**Your objective**: Exactly the lines from the one containing "Generate a Python" through the one containing "plt.rcParams['hatch.linewidth'] = 0.9" are to be returned, please, without any pictures.

**The data**:

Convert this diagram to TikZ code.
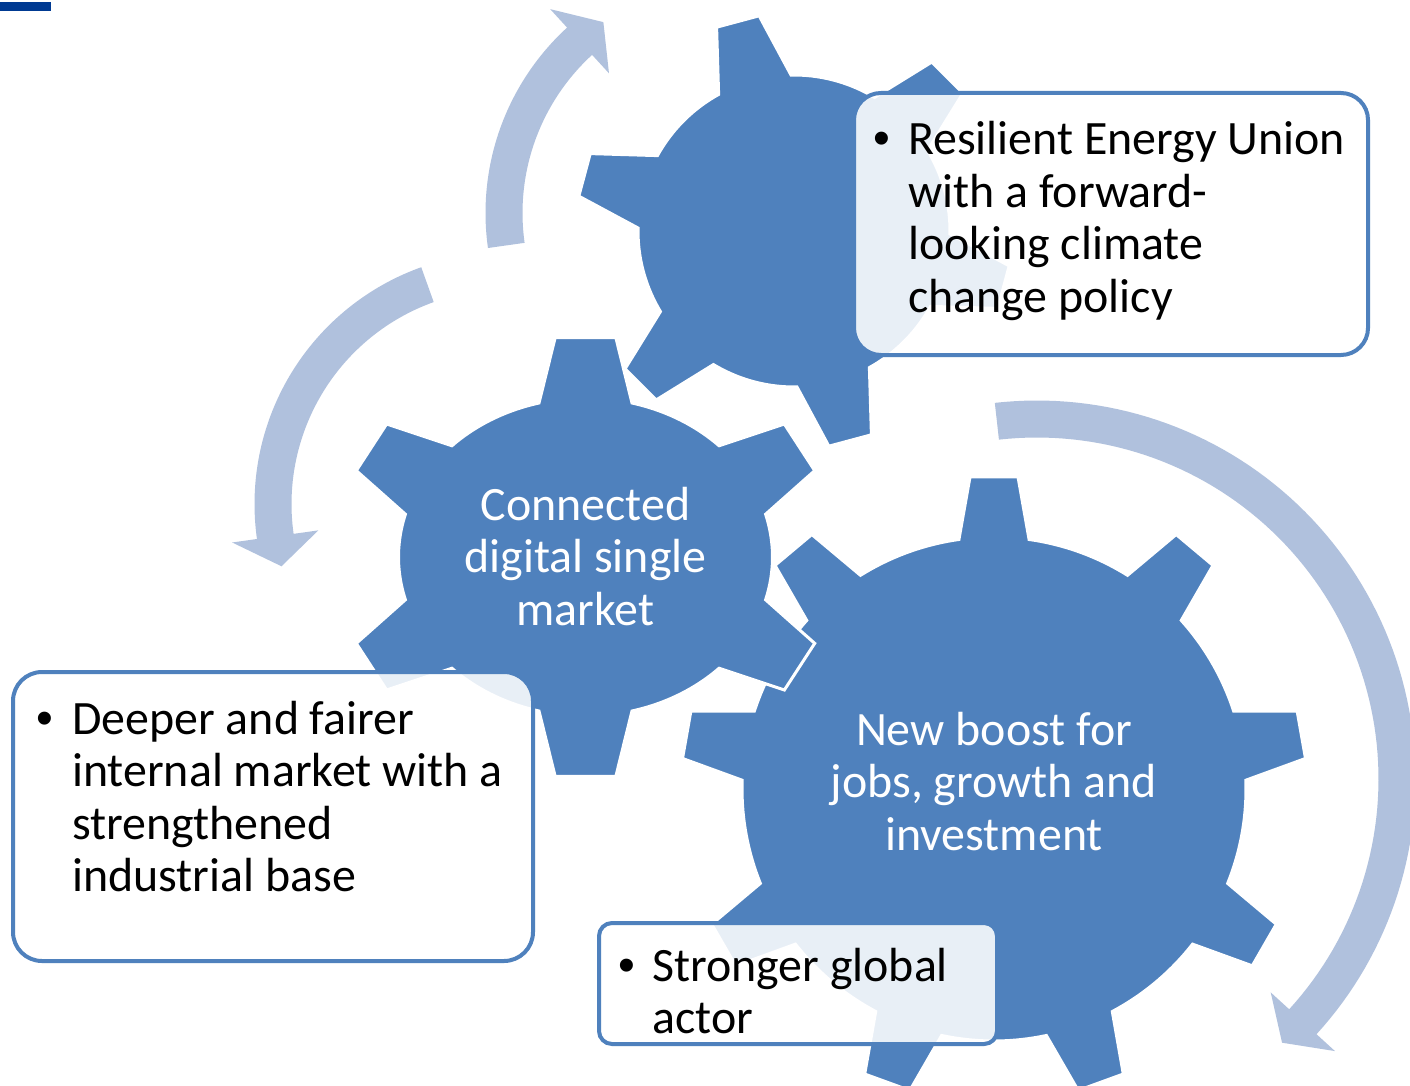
\documentclass[tikz,border=0pt]{standalone}
\usepackage{fontspec}
\setmainfont{Carlito}
\newfontfamily\bulletfont{Liberation Sans}
\definecolor{gearblue}{RGB}{79,129,189}
\definecolor{arrowblue}{RGB}{176,193,221}
\definecolor{barblue}{RGB}{0,58,146}
\newcommand\bigtxt{\fontsize{47.9}{52.5}\selectfont}
% gear parameters are read from \gcx \gcy \gn \grot \gtx \gty \gbx \gby \gdt \gdb
\newcommand\gearshape[1]{%
  \fill[#1] ({\gcx+\gbx*cos(\grot+\gdb)},{\gcy-\gby*sin(\grot+\gdb)})
  \foreach \k [evaluate=\k as \sa using \grot+360*(\k-1)/\gn+\gdb,
               evaluate=\k as \ea using \grot+360*\k/\gn-\gdb,
               evaluate=\k as \tc using \grot+360*\k/\gn] in {1,...,\gn} {
    -- plot[domain=\sa:\ea, samples=18] ({\gcx+\gbx*cos(\x)},{\gcy-\gby*sin(\x)})
    -- ({\gcx+\gtx*cos(\tc-\gdt)},{\gcy-\gty*sin(\tc-\gdt)})
    -- ({\gcx+\gtx*cos(\tc+\gdt)},{\gcy-\gty*sin(\tc+\gdt)})
    -- ({\gcx+\gbx*cos(\tc+\gdb)},{\gcy-\gby*sin(\tc+\gdb)})
  } -- cycle;}
% circular arrow: cx, cy, R, tail angle, head base angle, tip angle
\newcommand\circarrow[6]{%
  \fill[arrowstyle] plot[domain=#4:#5, samples=90] ({#1+(#3+18.5)*cos(\x)},{#2-(#3+18.5)*sin(\x)})
   -- ({#1+(#3+43.5)*cos(#5)},{#2-(#3+43.5)*sin(#5)})
   -- ({#1+#3*cos(#6)},{#2-#3*sin(#6)})
   -- ({#1+(#3-43.5)*cos(#5)},{#2-(#3-43.5)*sin(#5)})
   -- plot[domain=#5:#4, samples=90] ({#1+(#3-18.5)*cos(\x)},{#2-(#3-18.5)*sin(\x)})
   -- cycle;}
\begin{document}
\begin{tikzpicture}[x=1pt,y=-1pt,
  gearstyle/.style={fill=gearblue, draw=white, line width=3pt, line join=miter},
  arrowstyle/.style={fill=arrowblue},
  boxstyle/.style={draw=gearblue, line width=4pt, fill=white, fill opacity=0.875,
    text opacity=1, rounded corners=#1, inner sep=0pt},
  bodytext/.style={inner sep=0pt, anchor=base west, text=black},
  bullettext/.style={inner sep=0pt, anchor=base, text=black, font=\bulletfont\bigtxt},
  geartext/.style={inner sep=0pt, anchor=base, text=white}]
\useasboundingbox (0,0) rectangle (1410,1086);
\fill[white] (0,0) rectangle (1410,1086);
\fill[barblue] (0,2) rectangle (51,11);

% circular arrows
\circarrow{1037}{779}{360}{96.4}{-42.4}{-47.1}
\circarrow{737}{213}{233}{188}{132.5}{125}
\circarrow{506}{504}{233}{109.7}{188}{195.5}

% big gear
\def\gcx{994}\def\gcy{789}\def\gn{9}\def\grot{10}
\def\gtx{313}\def\gty{313}\def\gbx{252}\def\gby{252}\def\gdt{4.4}\def\gdb{8.0}
\gearshape{gearstyle}
% middle gear
\def\gcx{585.5}\def\gcy{557}\def\gn{6}\def\grot{90}
\def\gtx{249}\def\gty{221}\def\gbx{187}\def\gby{159}\def\gdt{7}\def\gdb{14.4}
\gearshape{gearstyle}
% top gear
\def\gcx{794}\def\gcy{231}\def\gn{6}\def\grot{105}
\def\gtx{218}\def\gty{218}\def\gbx{156}\def\gby{156}\def\gdt{5.8}\def\gdb{13.9}
\gearshape{gearstyle}

% gear labels
\node[geartext] (g2) at (585.5,520) {\parbox[t]{420pt}{\centering\bigtxt Connected\\digital single\\market}};
\node[geartext] (g3) at (994,745) {\parbox[t]{460pt}{\centering\bigtxt New boost for\\jobs, growth and\\investment}};

% boxes
\node[boxstyle=27pt, minimum width=514pt, minimum height=262pt] (box1) at (1111,224) {};
\node[boxstyle=29pt, minimum width=520pt, minimum height=289pt] (box2) at (273,816.5) {};
\node[boxstyle=13pt, minimum width=398pt, minimum height=121pt] (box3) at (798,983.5) {};

\node[bullettext] (b1) at (882,155) {•};
\node[bodytext] (t1) at (908,155) {\parbox[t]{450pt}{\raggedright\bigtxt Resilient Energy Union\\with a forward-\\looking climate\\change policy}};
\node[bullettext] (b2) at (45,734) {•};
\node[bodytext] (t2) at (72,734) {\parbox[t]{450pt}{\raggedright\bigtxt Deeper and fairer\\internal market with a\\strengthened\\industrial base}};
\node[bullettext] (b3) at (627,981) {•};
\node[bodytext] (t3) at (652,981) {\parbox[t]{340pt}{\raggedright\bigtxt Stronger global\\actor}};
\end{tikzpicture}
\end{document}
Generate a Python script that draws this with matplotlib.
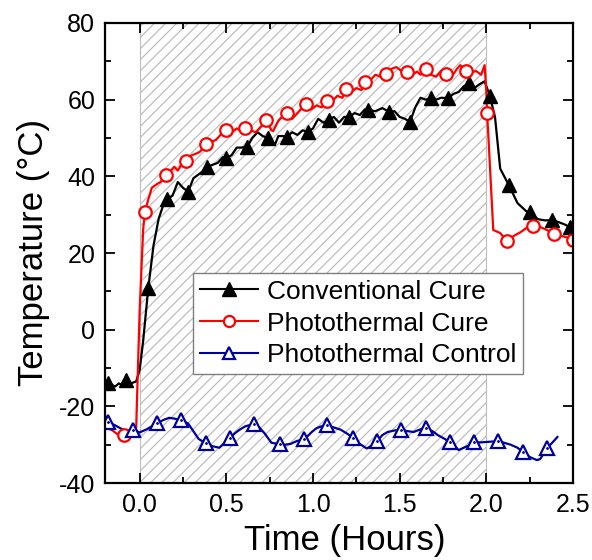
import matplotlib
matplotlib.use("Agg")
import matplotlib.pyplot as plt
from matplotlib.ticker import MultipleLocator

plt.rcParams['font.family'] = ['Liberation Sans', 'DejaVu Sans']
plt.rcParams['hatch.linewidth'] = 0.9

# ---------------- data ----------------
conv_t = [-0.20, -0.17, -0.14, -0.12, -0.10, -0.08, -0.05, -0.02, 0.00, 0.02, 0.05, 0.08, 0.11,
          0.14, 0.16, 0.19, 0.22, 0.25, 0.28, 0.31, 0.34, 0.37, 0.39, 0.42, 0.45, 0.48, 0.50,
          0.53, 0.56, 0.59, 0.62, 0.65, 0.68, 0.71, 0.74, 0.78, 0.80, 0.83, 0.85, 0.88, 0.91,
          0.94, 0.97, 1.00, 1.03, 1.06, 1.09, 1.12, 1.15, 1.18, 1.21, 1.24, 1.27, 1.30, 1.32,
          1.36, 1.40, 1.44, 1.47, 1.50, 1.53, 1.56, 1.59, 1.62, 1.65, 1.68, 1.71, 1.74, 1.78,
          1.81, 1.84, 1.87, 1.90, 1.93, 1.96, 1.99, 2.02, 2.05, 2.08, 2.13, 2.18, 2.24, 2.30,
          2.34, 2.38, 2.42, 2.46, 2.48, 2.50]
conv_T = [-14.2, -14.3, -14.8, -14.0, -14.6, -13.2, -14.0, -13.5, -10.5, -3.0, 11.0, 22.0, 29.0,
          33.0, 34.0, 35.0, 38.5, 37.0, 36.0, 39.5, 40.5, 41.5, 42.5, 43.0, 43.5, 45.0, 44.8,
          45.5, 47.5, 47.5, 47.7, 50.0, 51.5, 50.5, 50.0, 48.2, 50.5, 50.5, 50.3, 51.5, 50.8,
          52.0, 51.6, 52.5, 55.0, 54.0, 54.7, 55.5, 54.0, 55.5, 55.5, 56.5, 56.0, 57.5, 57.3,
          57.0, 57.8, 56.8, 57.0, 55.5, 55.0, 54.2, 58.0, 60.5, 60.0, 60.4, 60.0, 60.5, 60.4,
          61.5, 62.0, 63.5, 64.3, 63.0, 64.0, 64.8, 61.0, 55.5, 42.0, 37.7, 33.0, 30.5, 28.8,
          28.5, 28.6, 28.0, 27.3, 26.5, 27.0]
conv_mark_t = [-0.18, -0.08, 0.05, 0.16, 0.28, 0.39, 0.50, 0.62, 0.74, 0.85, 0.97, 1.09, 1.21,
               1.32, 1.44, 1.56, 1.68, 1.78, 1.90, 2.02, 2.13, 2.25, 2.38, 2.48]
conv_mark_T = [-14.0, -13.2, 11.0, 34.0, 36.0, 42.5, 44.8, 47.7, 50.0, 50.3, 51.6, 54.7, 55.5,
               57.3, 56.8, 54.2, 60.4, 60.4, 64.3, 61.0, 37.7, 30.6, 28.6, 26.8]

photo_t = [-0.20, -0.16, -0.13, -0.10, -0.09, -0.07, -0.04, -0.02, -0.01, 0.00, 0.02, 0.03, 0.05,
           0.07, 0.10, 0.12, 0.15, 0.18, 0.20, 0.22, 0.24, 0.27, 0.30, 0.33, 0.35, 0.38, 0.41,
           0.44, 0.47, 0.50, 0.53, 0.56, 0.58, 0.61, 0.64, 0.67, 0.70, 0.73, 0.76, 0.77, 0.80,
           0.82, 0.85, 0.88, 0.91, 0.93, 0.96, 0.99, 1.02, 1.05, 1.08, 1.11, 1.14, 1.17, 1.19,
           1.22, 1.25, 1.28, 1.30, 1.33, 1.36, 1.39, 1.42, 1.45, 1.48, 1.51, 1.54, 1.57, 1.60,
           1.62, 1.65, 1.68, 1.71, 1.74, 1.77, 1.80, 1.83, 1.85, 1.88, 1.91, 1.94, 1.97, 1.99,
           2.00, 2.004, 2.01, 2.04, 2.08, 2.12, 2.16, 2.20, 2.23, 2.27, 2.31, 2.35, 2.39, 2.43,
           2.47, 2.50]
photo_T = [-25.5, -26.2, -27.2, -27.8, -27.5, -27.5, -26.5, -25.5, -10.0, 5.0, 26.0, 30.7, 34.0,
           37.0, 38.0, 38.5, 40.3, 41.5, 42.5, 41.5, 43.0, 44.0, 45.5, 46.0, 46.5, 48.4, 49.0,
           49.5, 51.0, 52.2, 51.5, 52.5, 52.0, 52.6, 52.0, 51.5, 53.0, 54.7, 52.0, 51.8, 54.5,
           55.5, 56.5, 55.0, 56.5, 57.5, 58.8, 57.5, 58.5, 58.0, 59.6, 59.5, 61.0, 60.5, 62.8,
           62.0, 63.0, 62.5, 64.7, 65.0, 66.5, 66.0, 66.7, 68.0, 68.5, 67.5, 67.3, 66.5, 67.3,
           66.5, 67.9, 66.5, 66.0, 67.5, 66.7, 66.0, 68.0, 69.0, 67.5, 67.0, 67.5, 66.5, 69.0,
           62.0, 56.6, 52.0, 26.0, 25.2, 23.1, 24.5, 25.5, 26.5, 27.1, 26.8, 26.0, 24.9, 24.5,
           24.0, 23.4]
photo_mark_t = [-0.09, 0.03, 0.15, 0.27, 0.38, 0.50, 0.61, 0.73, 0.85, 0.96, 1.08, 1.19, 1.30,
                1.42, 1.54, 1.65, 1.77, 1.88, 2.004, 2.12, 2.27, 2.39, 2.50]
photo_mark_T = [-27.5, 30.7, 40.3, 44.0, 48.4, 52.2, 52.6, 54.7, 56.5, 58.8, 59.6, 62.8, 64.7,
                66.7, 67.3, 67.9, 66.7, 67.5, 56.6, 23.1, 27.1, 24.9, 23.4]

ctrl_t = [-0.20, -0.18, -0.14, -0.10, -0.07, -0.04, 0.00, 0.04, 0.07, 0.10, 0.14, 0.17, 0.20,
          0.24, 0.28, 0.31, 0.34, 0.38, 0.41, 0.43, 0.46, 0.49, 0.52, 0.55, 0.58, 0.61, 0.66,
          0.69, 0.72, 0.76, 0.81, 0.84, 0.87, 0.91, 0.95, 0.99, 1.02, 1.05, 1.08, 1.12, 1.16,
          1.20, 1.23, 1.27, 1.31, 1.34, 1.37, 1.40, 1.43, 1.47, 1.51, 1.55, 1.58, 1.62, 1.65,
          1.69, 1.72, 1.76, 1.79, 1.82, 1.84, 1.87, 1.90, 1.93, 1.97, 2.00, 2.03, 2.07, 2.11,
          2.14, 2.18, 2.21, 2.25, 2.29, 2.31, 2.35, 2.38, 2.41]
ctrl_T = [-24.0, -24.1, -25.0, -26.0, -26.5, -26.2, -26.8, -26.0, -25.2, -24.4, -23.5, -23.0,
          -23.2, -23.6, -24.5, -26.5, -28.5, -29.6, -30.3, -30.5, -30.8, -29.5, -28.3, -27.0,
          -26.0, -25.2, -24.6, -25.5, -27.0, -29.5, -29.9, -30.0, -29.8, -29.0, -28.6, -26.8,
          -25.7, -25.2, -24.9, -25.5, -26.1, -27.2, -28.3, -29.8, -31.0, -30.2, -29.1, -27.5,
          -26.7, -26.3, -26.2, -26.5, -26.7, -26.0, -25.7, -26.5, -27.5, -28.5, -29.4, -30.5,
          -31.4, -30.8, -30.2, -29.4, -29.4, -29.3, -29.2, -29.1, -29.6, -30.0, -30.8, -31.9,
          -33.2, -34.0, -33.8, -30.9, -29.5, -28.0]
ctrl_mark_t = [-0.18, -0.04, 0.10, 0.24, 0.38, 0.52, 0.66, 0.81, 0.95, 1.08, 1.23, 1.37, 1.51,
               1.65, 1.79, 1.93, 2.07, 2.21, 2.35]
ctrl_mark_T = [-24.1, -26.2, -24.4, -23.6, -29.6, -28.3, -24.6, -29.9, -28.6, -24.9, -28.3,
               -29.1, -26.2, -25.7, -29.4, -29.4, -29.1, -31.9, -30.9]

irradiation_window = [0.0, 2.0]

labels = ["Conventional Cure", "Photothermal Cure", "Photothermal Control"]
xticks = [0.0, 0.5, 1.0, 1.5, 2.0, 2.5]
yticks = [-40, -20, 0, 20, 40, 60, 80]

# ---------------- figure ----------------
fig = plt.figure(figsize=(5.92, 5.60), dpi=100)
ax = fig.add_axes([105 / 592, 1 - 483 / 560, 468 / 592, 460 / 560])

ax.axvspan(irradiation_window[0], irradiation_window[1], facecolor='white',
           edgecolor='#bdbdbd', hatch='///', linewidth=0.8, zorder=0)

black, red, blue = 'black', '#ff0000', '#00009c'

ax.plot(conv_t, conv_T, color=black, lw=1.6, zorder=3)
ax.plot(conv_mark_t, conv_mark_T, ls='none', marker='^', ms=10, color=black, zorder=4)

ax.plot(photo_t, photo_T, color=red, lw=1.6, zorder=3)
ax.plot(photo_mark_t, photo_mark_T, ls='none', marker='o', ms=9, mfc='white', mec=red,
        mew=1.6, zorder=4)

ax.plot(ctrl_t, ctrl_T, color=blue, lw=1.6, zorder=3)
ax.plot(ctrl_mark_t, ctrl_mark_T, ls='none', marker='^', ms=10, mfc='white', mec=blue,
        mew=1.6, zorder=4)
ax.plot(ctrl_mark_t, ctrl_mark_T, ls='none', marker='.', ms=2, color=blue, zorder=5)

# legend handles
h1, = ax.plot([], [], color=black, lw=1.5, marker='^', ms=10)
h2, = ax.plot([], [], color=red, lw=1.5, marker='o', ms=8, mfc='white', mec=red, mew=1.6)
h3, = ax.plot([], [], color=blue, lw=1.5, marker='^', ms=9, mfc='white', mec=blue, mew=1.6)
leg = ax.legend([h1, h2, h3], labels, loc='upper left',
                bbox_to_anchor=(193 / 592, 1 - 273 / 560), bbox_transform=fig.transFigure,
                fontsize=19, handlelength=2.2, handletextpad=0.35, borderaxespad=0,
                borderpad=0.25, labelspacing=0.3, fancybox=False, framealpha=1,
                edgecolor='#7f7f7f', numpoints=1)
leg.get_frame().set_linewidth(1.0)
leg.set_zorder(6)

ax.set_xlim(-0.2, 2.5)
ax.set_ylim(-40, 80)
ax.set_xticks(xticks)
ax.set_yticks(yticks)
ax.set_xticklabels([f"{v:.1f}" for v in xticks])
ax.set_yticklabels([str(v) for v in yticks])
ax.xaxis.set_minor_locator(MultipleLocator(0.25))
ax.yaxis.set_minor_locator(MultipleLocator(10))
ax.tick_params(which='both', direction='in', top=True, right=True, width=1.3)
ax.tick_params(which='major', length=7, labelsize=18, pad=7)
ax.tick_params(which='minor', length=4.5)
for s in ax.spines.values():
    s.set_linewidth(1.6)
    s.set_zorder(7)

ax.set_xlabel("Time (Hours)", fontsize=25)
ax.set_ylabel("Temperature (°C)", fontsize=25)
ax.xaxis.set_label_coords(0.512, -0.089)
ax.yaxis.set_label_coords(-0.117, 0.502)

fig.savefig("out.png", dpi=100)
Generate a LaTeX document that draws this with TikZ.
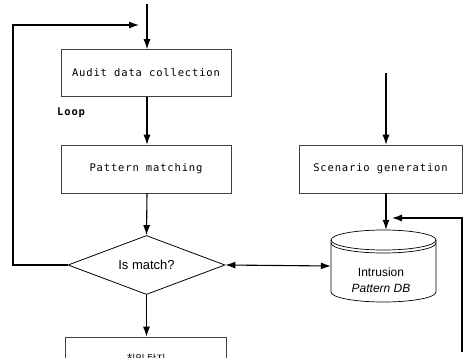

**Result of the task**:
Generate a Python script that draws this with matplotlib.
import matplotlib
matplotlib.use("Agg")
import matplotlib.pyplot as plt
from matplotlib.ticker import MultipleLocator

plt.rcParams['font.family'] = ['Liberation Sans', 'DejaVu Sans']
plt.rcParams['hatch.linewidth'] = 0.9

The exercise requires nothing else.